El consejero de Comercio ha sido desautorizado por el presidente del Gobierno de Canarias, simplemente por pronunciarse a favor de la apertura del mercado local de la distribución. Luis Soria (PP) desencadenó, con sus declaraciones, el violento protocolo de victimismo, falseamiento y estigmatización que se activa tras cada intento de profundizar en la libertad económica y la competencia. Para estos valores, es una batalla perdida de antemano y, sobre todo, aplastantemente desventajosa. La Prensa, sin excepción, con unanimidad inquebrantable que recuerda otras épocas y otros sistemas, otorga un tratamiento propio de grandes escándalos o grandes disparates al sólo hecho de que un político sugiera la entrada de nuevas grandes superficies para incrementar la competencia y el servicio a los consumidores. Gremios de comerciantes y sindicatos dan cuerda, juntos, al gramófono de las patrañas: se destruirán decenas de miles de empleos, cerrarán cientos de establecimientos, las grandes cadenas harán hamburguesas con la carne picada de los niños canarios. Poco importa que los datos de foros independientes como Idelco señalen que las grandes superficies están creando empleo, no destruyéndolo, después de diez años de presencia en Canarias. La rutina del placaje no atiende a la incómoda verdad. Correctivo en la plaza para el consejero díscolo y regreso al orden del mercado cautivo.

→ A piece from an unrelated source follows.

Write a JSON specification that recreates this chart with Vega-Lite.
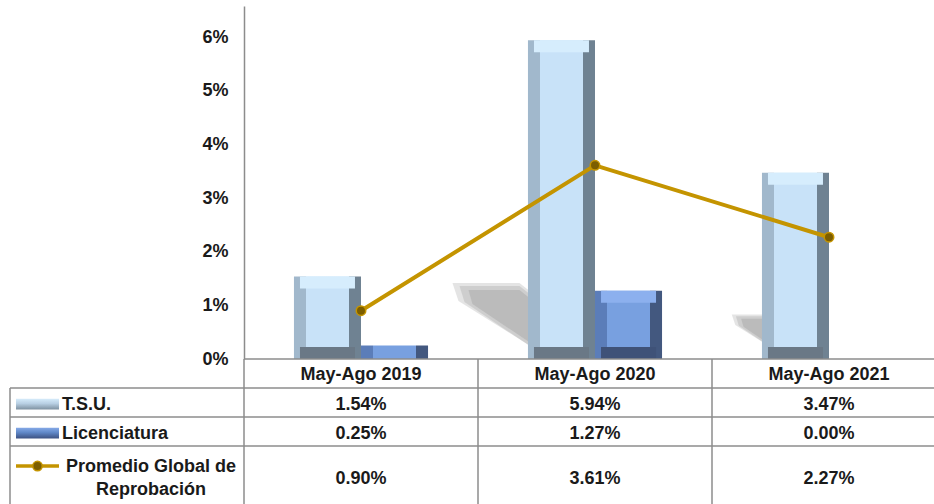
{
  "$schema": "https://vega.github.io/schema/vega-lite/v6.json",
  "padding": {"left": 9, "top": 6, "right": 0, "bottom": 0},
  "background": "white",
  "spacing": 0,
  "bounds": "flush",
  "config": {
    "view": {"stroke": null},
    "font": "Liberation Sans",
    "text": {"font": "Liberation Sans", "fontWeight": "bold", "fontSize": 18, "color": "#1a1a1a"}
  },
  "datasets": {
    "tabla": [
      {"periodo": "May-Ago 2019", "serie": "T.S.U.", "valor": 0.0154},
      {"periodo": "May-Ago 2020", "serie": "T.S.U.", "valor": 0.0594},
      {"periodo": "May-Ago 2021", "serie": "T.S.U.", "valor": 0.0347},
      {"periodo": "May-Ago 2019", "serie": "Licenciatura", "valor": 0.0025},
      {"periodo": "May-Ago 2020", "serie": "Licenciatura", "valor": 0.0127},
      {"periodo": "May-Ago 2021", "serie": "Licenciatura", "valor": 0.0},
      {"periodo": "May-Ago 2019", "serie": "Promedio Global de Reprobación", "valor": 0.009},
      {"periodo": "May-Ago 2020", "serie": "Promedio Global de Reprobación", "valor": 0.0361},
      {"periodo": "May-Ago 2021", "serie": "Promedio Global de Reprobación", "valor": 0.0227}
    ]
  },
  "vconcat": [
    {
      "width": 925,
      "height": 353,
      "data": {"name": "tabla"},
      "encoding": {
        "x": {"field": "periodo", "type": "nominal", "scale": {"domain": ["_label", "May-Ago 2019", "May-Ago 2020", "May-Ago 2021"], "range": [0, 936], "paddingInner": 0.427, "paddingOuter": 0.2135}, "axis": null},
        "y": {"field": "valor", "type": "quantitative", "scale": {"domain": [0, 0.0658], "nice": false, "zero": true},
          "axis": {"offset": -234, "values": [0, 0.01, 0.02, 0.03, 0.04, 0.05, 0.06], "format": ".0%", "ticks": false, "grid": false, "domainColor": "#8c8c8c", "domainWidth": 1.5, "labelPadding": 16, "labelFont": "Liberation Sans", "labelFontWeight": "bold", "labelFontSize": 18, "labelColor": "#1a1a1a", "title": null}}
      },
      "layer": [
        {
          "transform": [{"filter": "datum.serie === 'T.S.U.' && datum.valor > 0"}],
          "mark": {"type": "point", "filled": true, "opacity": 0.3, "strokeWidth": 0, "xOffset": -33.5, "clip": true, "fill": "#a5a5a5",
            "shape": "M-1.09,-0.76L-0.42,-0.76L0.05,-0.39L0.05,0L-0.10,0L-1.03,-0.58Z"},
          "encoding": {
            "xOffset": {"field": "serie", "type": "nominal", "scale": {"domain": ["T.S.U.", "Licenciatura"], "paddingInner": 0, "paddingOuter": 0}},
            "y": {"datum": 0, "type": "quantitative"},
            "size": {"field": "valor", "type": "quantitative", "scale": {"type": "pow", "exponent": 2, "domain": [0, 0.0594], "range": [0, 40000]}, "legend": null}
          }
        },
        {
          "transform": [{"filter": "datum.serie === 'T.S.U.' && datum.valor > 0"}],
          "mark": {"type": "point", "filled": true, "opacity": 0.35, "strokeWidth": 0, "xOffset": -33.5, "clip": true, "fill": "#a5a5a5",
            "shape": "M-1.02,-0.73L-0.42,-0.73L0,-0.40L0,-0.01L-0.14,-0.01L-0.97,-0.57Z"},
          "encoding": {
            "xOffset": {"field": "serie", "type": "nominal"},
            "y": {"datum": 0, "type": "quantitative"},
            "size": {"field": "valor", "type": "quantitative", "legend": null}
          }
        },
        {
          "transform": [{"filter": "datum.serie === 'T.S.U.' && datum.valor > 0"}],
          "mark": {"type": "point", "filled": true, "opacity": 0.45, "strokeWidth": 0, "xOffset": -33.5, "clip": true, "fill": "#a5a5a5",
            "shape": "M-0.93,-0.69L-0.42,-0.69L-0.07,-0.41L-0.07,-0.08L-0.19,-0.08L-0.89,-0.55Z"},
          "encoding": {
            "xOffset": {"field": "serie", "type": "nominal"},
            "y": {"datum": 0, "type": "quantitative"},
            "size": {"field": "valor", "type": "quantitative", "legend": null}
          }
        },
        {
          "transform": [{"filter": "datum.serie === 'T.S.U.' && datum.valor > 0"}],
          "mark": {"type": "bar", "fill": {"gradient": "linear", "x1": 0, "y1": 0, "x2": 1, "y2": 0, "stops": [
            {"offset": 0, "color": "#a1b8cc"}, {"offset": 0.18, "color": "#a1b8cc"},
            {"offset": 0.18, "color": "#c8e2f8"}, {"offset": 0.82, "color": "#c8e2f8"},
            {"offset": 0.82, "color": "#6f8292"}, {"offset": 1, "color": "#6f8292"}]}},
          "encoding": {"xOffset": {"field": "serie", "type": "nominal"}}
        },
        {
          "transform": [{"filter": "datum.serie === 'T.S.U.' && datum.valor > 0.005"}],
          "mark": {"type": "bar", "fill": "#6a7886", "yOffset": -12, "width": 55},
          "encoding": {"xOffset": {"field": "serie", "type": "nominal"}, "y": {"datum": 0, "type": "quantitative"}, "y2": {"datum": 0}}
        },
        {
          "transform": [{"filter": "datum.serie === 'T.S.U.' && datum.valor > 0.005"}],
          "mark": {"type": "bar", "fill": "#d6edfd", "y2Offset": 12, "width": 55},
          "encoding": {"xOffset": {"field": "serie", "type": "nominal"}, "y2": {"field": "valor"}}
        },
        {
          "transform": [{"filter": "datum.serie === 'Licenciatura' && datum.valor > 0"}],
          "mark": {"type": "bar", "fill": {"gradient": "linear", "x1": 0, "y1": 0, "x2": 1, "y2": 0, "stops": [
            {"offset": 0, "color": "#5b7db9"}, {"offset": 0.18, "color": "#5b7db9"},
            {"offset": 0.18, "color": "#78a0e0"}, {"offset": 0.82, "color": "#78a0e0"},
            {"offset": 0.82, "color": "#43587f"}, {"offset": 1, "color": "#43587f"}]}},
          "encoding": {"xOffset": {"field": "serie", "type": "nominal"}}
        },
        {
          "transform": [{"filter": "datum.serie === 'Licenciatura' && datum.valor > 0.005"}],
          "mark": {"type": "bar", "fill": "#3f5278", "yOffset": -12, "width": 55},
          "encoding": {"xOffset": {"field": "serie", "type": "nominal"}, "y": {"datum": 0, "type": "quantitative"}, "y2": {"datum": 0}}
        },
        {
          "transform": [{"filter": "datum.serie === 'Licenciatura' && datum.valor > 0.005"}],
          "mark": {"type": "bar", "fill": "#8cb0ee", "y2Offset": 12, "width": 55},
          "encoding": {"xOffset": {"field": "serie", "type": "nominal"}, "y2": {"field": "valor"}}
        },
        {
          "transform": [{"filter": "datum.serie === 'Promedio Global de Reprobación'"}],
          "mark": {"type": "line", "color": "#c49400", "strokeWidth": 4}
        },
        {
          "transform": [{"filter": "datum.serie === 'Promedio Global de Reprobación'"}],
          "mark": {"type": "point", "filled": true, "size": 90, "fill": "#7c5e00", "stroke": "#c49400", "strokeWidth": 1.5, "opacity": 1}
        }
      ]
    },
    {
      "width": 925,
      "height": 145,
      "data": {"name": "tabla"},
      "layer": [
        {
          "transform": [{"filter": "datum.periodo === 'May-Ago 2019'"}],
          "mark": {"type": "rule", "color": "#8c8c8c", "strokeWidth": 1.5},
          "encoding": {
            "y": {"field": "serie", "type": "nominal", "bandPosition": 0, "scale": {"domain": ["h", "T.S.U.", "Licenciatura", "Promedio Global de Reprobación", "p2"], "paddingInner": 0, "paddingOuter": 0}, "axis": null}
          }
        },
        {
          "transform": [{"filter": "datum.serie === 'T.S.U.'"}],
          "mark": {"type": "rule", "color": "#8c8c8c", "strokeWidth": 1.5},
          "encoding": {
            "x": {"field": "periodo", "type": "nominal", "bandPosition": 0, "scale": {"domain": ["_label", "May-Ago 2019", "May-Ago 2020", "May-Ago 2021"], "range": [0, 936], "paddingInner": 0, "paddingOuter": 0}, "axis": null},
            "y": {"datum": "h", "type": "nominal", "bandPosition": 0, "axis": null},
            "y2": {"value": "height"}
          }
        },
        {
          "transform": [{"filter": "datum.serie === 'T.S.U.' && datum.periodo === 'May-Ago 2019'"}],
          "mark": {"type": "rule", "color": "#8c8c8c", "strokeWidth": 1.5},
          "encoding": {
            "x": {"datum": "May-Ago 2019", "type": "nominal", "bandPosition": 0, "axis": null},
            "x2": {"value": "width"},
            "y": {"datum": "h", "type": "nominal", "bandPosition": 0, "axis": null}
          }
        },
        {
          "transform": [{"filter": "datum.serie === 'T.S.U.' && datum.periodo === 'May-Ago 2019'"}],
          "mark": {"type": "rule", "color": "#8c8c8c", "strokeWidth": 1.5},
          "encoding": {
            "x": {"datum": "_label", "type": "nominal", "bandPosition": 0, "axis": null},
            "y": {"datum": "T.S.U.", "type": "nominal", "bandPosition": 0, "axis": null},
            "y2": {"value": "height"}
          }
        },
        {
          "transform": [{"filter": "datum.serie === 'T.S.U.'"}],
          "mark": {"type": "text", "dy": 1},
          "encoding": {
            "x": {"field": "periodo", "type": "nominal", "axis": null},
            "y": {"datum": "h", "type": "nominal", "axis": null},
            "text": {"field": "periodo"}
          }
        },
        {
          "transform": [{"filter": "datum.serie !== 'Promedio Global de Reprobación'"}],
          "mark": {"type": "text", "dy": 2},
          "encoding": {
            "x": {"field": "periodo", "type": "nominal", "axis": null},
            "y": {"field": "serie", "type": "nominal", "axis": null},
            "text": {"field": "valor", "format": ".2%"}
          }
        },
        {
          "transform": [{"filter": "datum.serie === 'Promedio Global de Reprobación'"}],
          "mark": {"type": "text", "dy": 4},
          "encoding": {
            "x": {"field": "periodo", "type": "nominal", "axis": null},
            "y": {"field": "serie", "type": "nominal", "bandPosition": 1, "axis": null},
            "text": {"field": "valor", "format": ".2%"}
          }
        },
        {
          "transform": [{"filter": "datum.periodo === 'May-Ago 2019' && datum.serie !== 'Promedio Global de Reprobación'"}],
          "mark": {"type": "text", "align": "left", "dx": 52, "dy": 2},
          "encoding": {
            "x": {"datum": "_label", "type": "nominal", "bandPosition": 0, "axis": null},
            "y": {"field": "serie", "type": "nominal", "axis": null},
            "text": {"field": "serie"}
          }
        },
        {
          "transform": [{"filter": "datum.periodo === 'May-Ago 2019' && datum.serie === 'Promedio Global de Reprobación'"}],
          "mark": {"type": "text", "align": "center", "dx": 141, "dy": 1, "lineHeight": 23, "baseline": "middle"},
          "encoding": {
            "x": {"datum": "_label", "type": "nominal", "bandPosition": 0, "axis": null},
            "y": {"field": "serie", "type": "nominal", "bandPosition": 0.69, "axis": null},
            "text": {"value": ["Promedio Global de", "Reprobación"]}
          }
        },
        {
          "transform": [{"filter": "datum.periodo === 'May-Ago 2019' && datum.serie === 'T.S.U.'"}],
          "mark": {"type": "point", "shape": "M-1,-0.25H1V0.25H-1Z", "size": 1849, "filled": true, "opacity": 1, "strokeWidth": 0, "xOffset": 27.5, "yOffset": 1.5,
            "fill": {"gradient": "linear", "x1": 0, "y1": 0, "x2": 0, "y2": 1, "stops": [{"offset": 0, "color": "#d6ecfb"}, {"offset": 0.45, "color": "#b9d0e4"}, {"offset": 1, "color": "#7f92a2"}]}},
          "encoding": {
            "x": {"datum": "_label", "type": "nominal", "bandPosition": 0, "axis": null},
            "y": {"field": "serie", "type": "nominal", "axis": null}
          }
        },
        {
          "transform": [{"filter": "datum.periodo === 'May-Ago 2019' && datum.serie === 'Licenciatura'"}],
          "mark": {"type": "point", "shape": "M-1,-0.25H1V0.25H-1Z", "size": 1849, "filled": true, "opacity": 1, "strokeWidth": 0, "xOffset": 27.5, "yOffset": 1.5,
            "fill": {"gradient": "linear", "x1": 0, "y1": 0, "x2": 0, "y2": 1, "stops": [{"offset": 0, "color": "#86aae8"}, {"offset": 0.45, "color": "#6088c8"}, {"offset": 1, "color": "#3d5283"}]}},
          "encoding": {
            "x": {"datum": "_label", "type": "nominal", "bandPosition": 0, "axis": null},
            "y": {"field": "serie", "type": "nominal", "axis": null}
          }
        },
        {
          "transform": [{"filter": "datum.periodo === 'May-Ago 2019' && datum.serie === 'Promedio Global de Reprobación'"}],
          "mark": {"type": "point", "shape": "M-1,-0.085H1V0.085H-1Z", "size": 1849, "filled": true, "opacity": 1, "strokeWidth": 0, "xOffset": 27.5, "fill": "#c49400"},
          "encoding": {
            "x": {"datum": "_label", "type": "nominal", "bandPosition": 0, "axis": null},
            "y": {"field": "serie", "type": "nominal", "bandPosition": 0.69, "axis": null}
          }
        },
        {
          "transform": [{"filter": "datum.periodo === 'May-Ago 2019' && datum.serie === 'Promedio Global de Reprobación'"}],
          "mark": {"type": "point", "size": 90, "filled": true, "opacity": 1, "fill": "#7c5e00", "stroke": "#c49400", "strokeWidth": 1.5, "xOffset": 27.5},
          "encoding": {
            "x": {"datum": "_label", "type": "nominal", "bandPosition": 0, "axis": null},
            "y": {"field": "serie", "type": "nominal", "bandPosition": 0.69, "axis": null}
          }
        }
      ]
    }
  ]
}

El caso descrito no es una excepción cultural. Contiene el gen fatal del sistema: la apatía frente a sus adversarios, la tentación de seguridad frente al riesgo de promover, de manera consecuente y en todo momento y lugar, la libertad individual. Los valores y políticas que ésta irradia no son un recetario de la felicidad, a diferencia del socialismo, tal y como observa J.F. Revel en "La gran mascarada". El liberalismo no es un programa, no promete ningún paraíso; simplemente le recuerda a la gente, basándose en dolorosas experiencias históricas, que el socialismo es un error y su promesa, un fraude. No reparte la mantequilla untada, sólo proporciona arpones de la mente y las manos para que cada uno se responsabilice de inventar su uso. De ahí, su mala prensa.